Orchestral players are only watching out of the corner of their eye and they
expect to see the beat in a certain place.
THE WAY I switched was by using a baton (which I normally did not use.) By
keeping the baton in my right hand, it helped remind my brain which hand was
supposed to be in charge. It was quite challenging at first.
Basically strengthening the independence of the left hand would be similar.
It is really retraining the brain -- sort of like learning to use the pedals
on an organ. I would suggest practicing conducting with the left hand
(using a baton as a reminder.) Also exercises such as the Hindemith Book
which have each hand beating a different rhythmic pattern would help also.
I assume the student has strong piano skills. If not, that is another way
of training the brain to have the hands function independently.
Hope this helps,
Judith R. Higbee

I found the the Elizabeth Green book The Modern Conductor 6th ed. has wonderful exercises for teaching motor skills. Carroll

Dr. Carroll J. Lehman

As a recent M.M. choral conducting grad, here's what
worked for me - reading Don Neuen's chapter in the
conducting textbook (the name escapes me), observing
videotapes of great choral conductors, and then simply
practicing consistently in front of a mirror. No
special exercises, just determination, imitation and

All the best,


Deborrah Thurston, M.Div., M.M., SPC

With my beginning conducting classes, as one of the techniques
I utilize for L.H. independence is the following:

I purchase of box of drinking straws, cut them in thirds, and
distribute 10--15 of these to each student. Each student must have an
area such as a music stand, table, piano top, whatever, to serve as a
work table. I then have them conduct in a 4 or 3 or 6 meter while with
the LH contruct words, such as: TILT, MITT, KITTEN, KIT, LINT, TINT,
etc. During this time they must maintain steady rhythm and also stay
within a designated "conducting frame". I take no more than 15 students
per semester and make certain that all of them conduct at least once or
twice per week depending upon the exercise or assignment.

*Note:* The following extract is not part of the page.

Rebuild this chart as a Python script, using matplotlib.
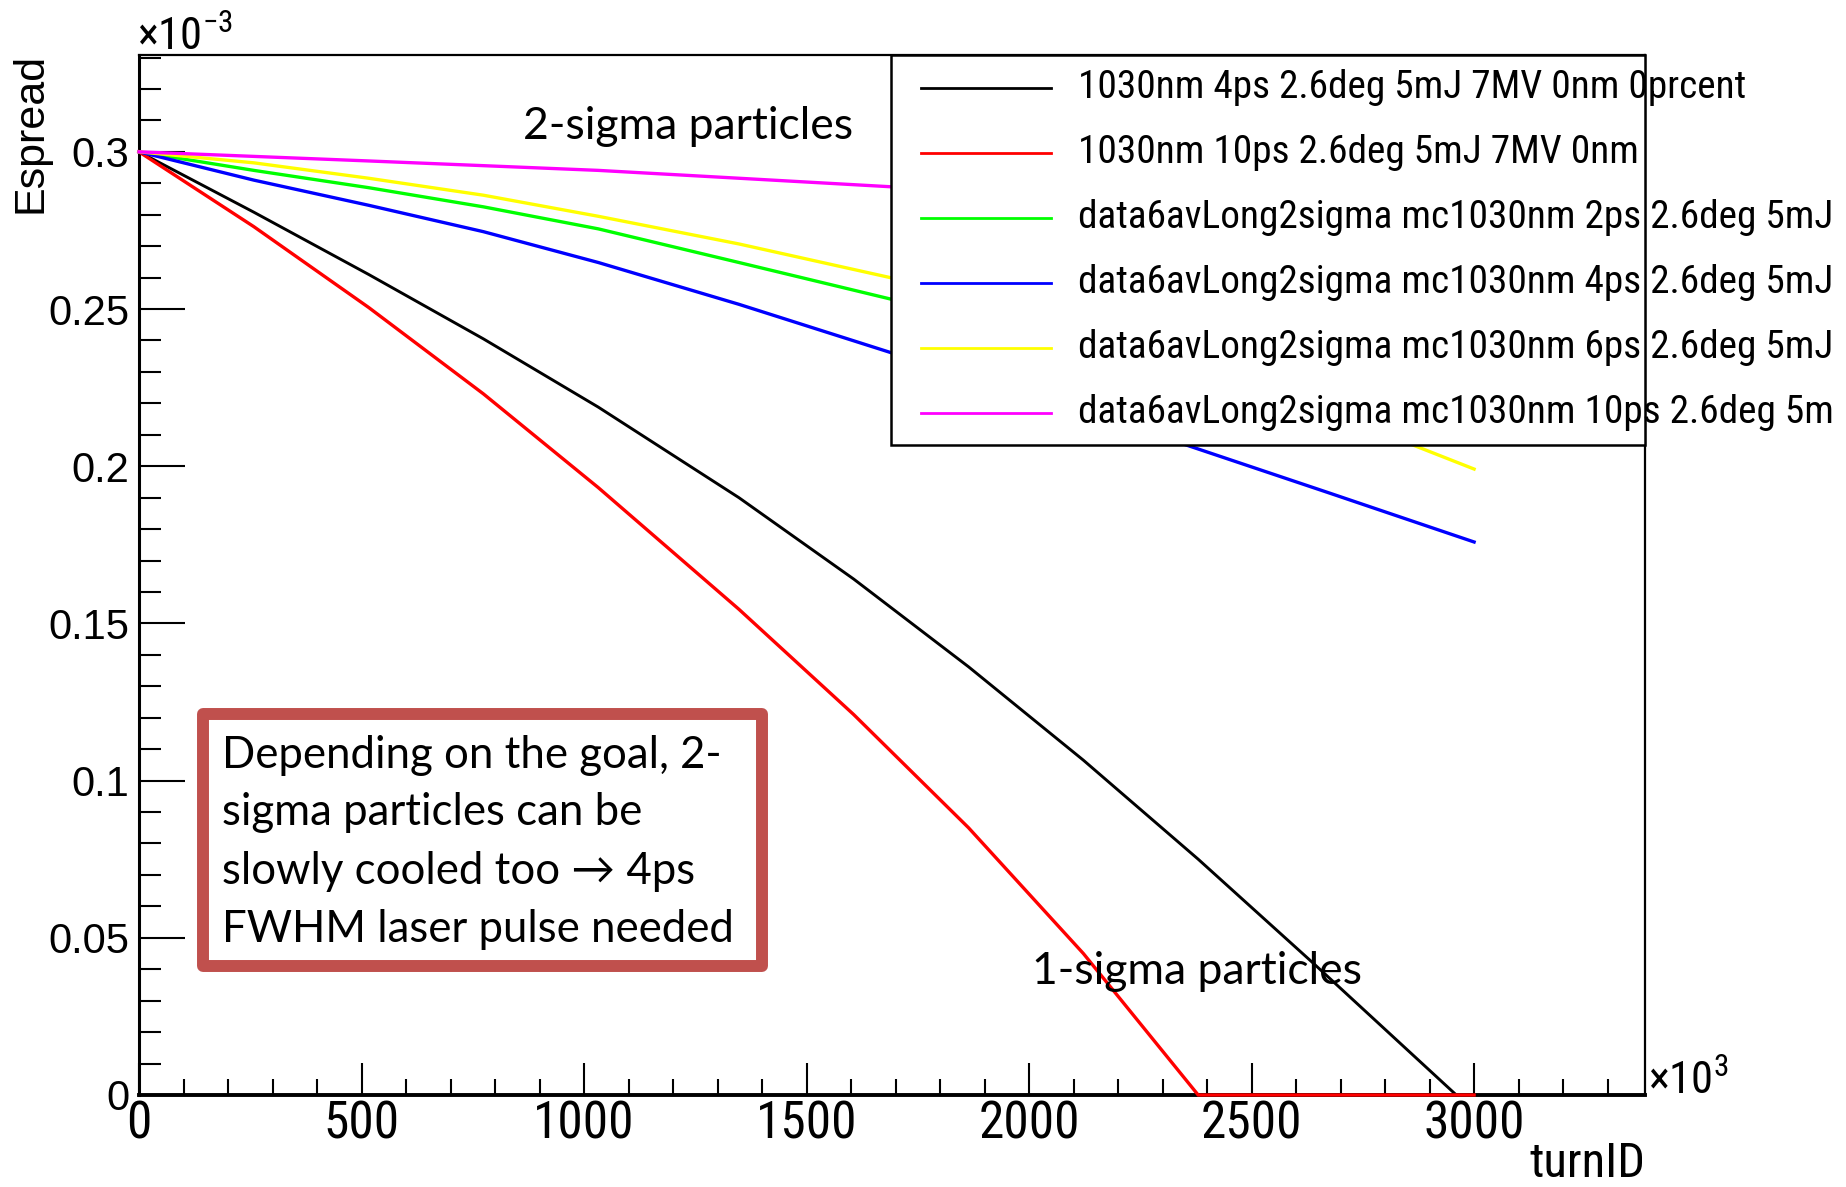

After the students have done this for a couple of class sessions, I then
have them change meters while they are constructing words and/or names.

Another technique I use as soon as I introduce a meter pattern is to have
them conduct, let's say a "3" pattern at ca. 72-84/beat, and ask them
questions while they conduct, such as: "Tell us a bit about you, such as
your hometown; hobbies; your family......etc. This has nothing to do with
the LH, but the students begin to feel the independence of the RH--in not
needing to "concentrate" on the "floor-wall-wall-ceiling" thing.

I hope what I have submitted is of some interest. I works well for me.
I will use the first technique for about two weeks--until we have learned
all of the basic meters and the left hand begins to feels less like an
third arm.

Best regardsm


Charles E. Ruzicka, D.M.A.

Does he already play the piano? It is the ultimate teacher in teaching hand independence.

Kurt Sauer

It may
sound simple, but when I was an undergrad, I remember my conducting teacher
telling us to sit at a table and conduct patterns with the right hand while
doing mundane things with the left hand like rearranging silverware and picking
up the saltshaker. I did this quite a lot and it really helped.
Dave Gardner

Try giving them a simple two part melody and have them conduct each part
with a separate hand.

Lon Dehnert

I have written a small "supplemental text" specifically for this (and other
stick-based) issues, entitled "A Conductor's Handbook" which is published by
Thomas House Publications, and available from any reputable sheet music
dealer. There are numerous examples to help with this and other topics.


Vern Sanders

on November 26, 2002 10:00pm
If your students can play very simple melody on piano, is good for them to play with a hand a melody and to conduct with the other hand that melody. Variations of this:
to play in 6/8 bar witha hand and to conduct in 3/4 bar with the other hand;
to play in Forte and to conduct in Piano;
to play crescendo and to conduct decrescendo;
to play staccato and to conduct legato;
to play one melody from a polifonic work for two voices and to conduct the other melodie...
Any of this variations can be made for both hands following some aspects of conducting work.
Then they can try a polifonic musical work for 3 voices (one play, one sing and one conduct). The results are incredible not for independence of hands but for entire sistem of thinking.
With all my respect,
Prof. Drd. Eugen-Dan Dragoi
on May 26, 2007 10:00pm
I believe many people are close minded about the idea of conducting with the left hand in my case I believe I am much more cordinated with the left allowing for much consintration on what the people are playing.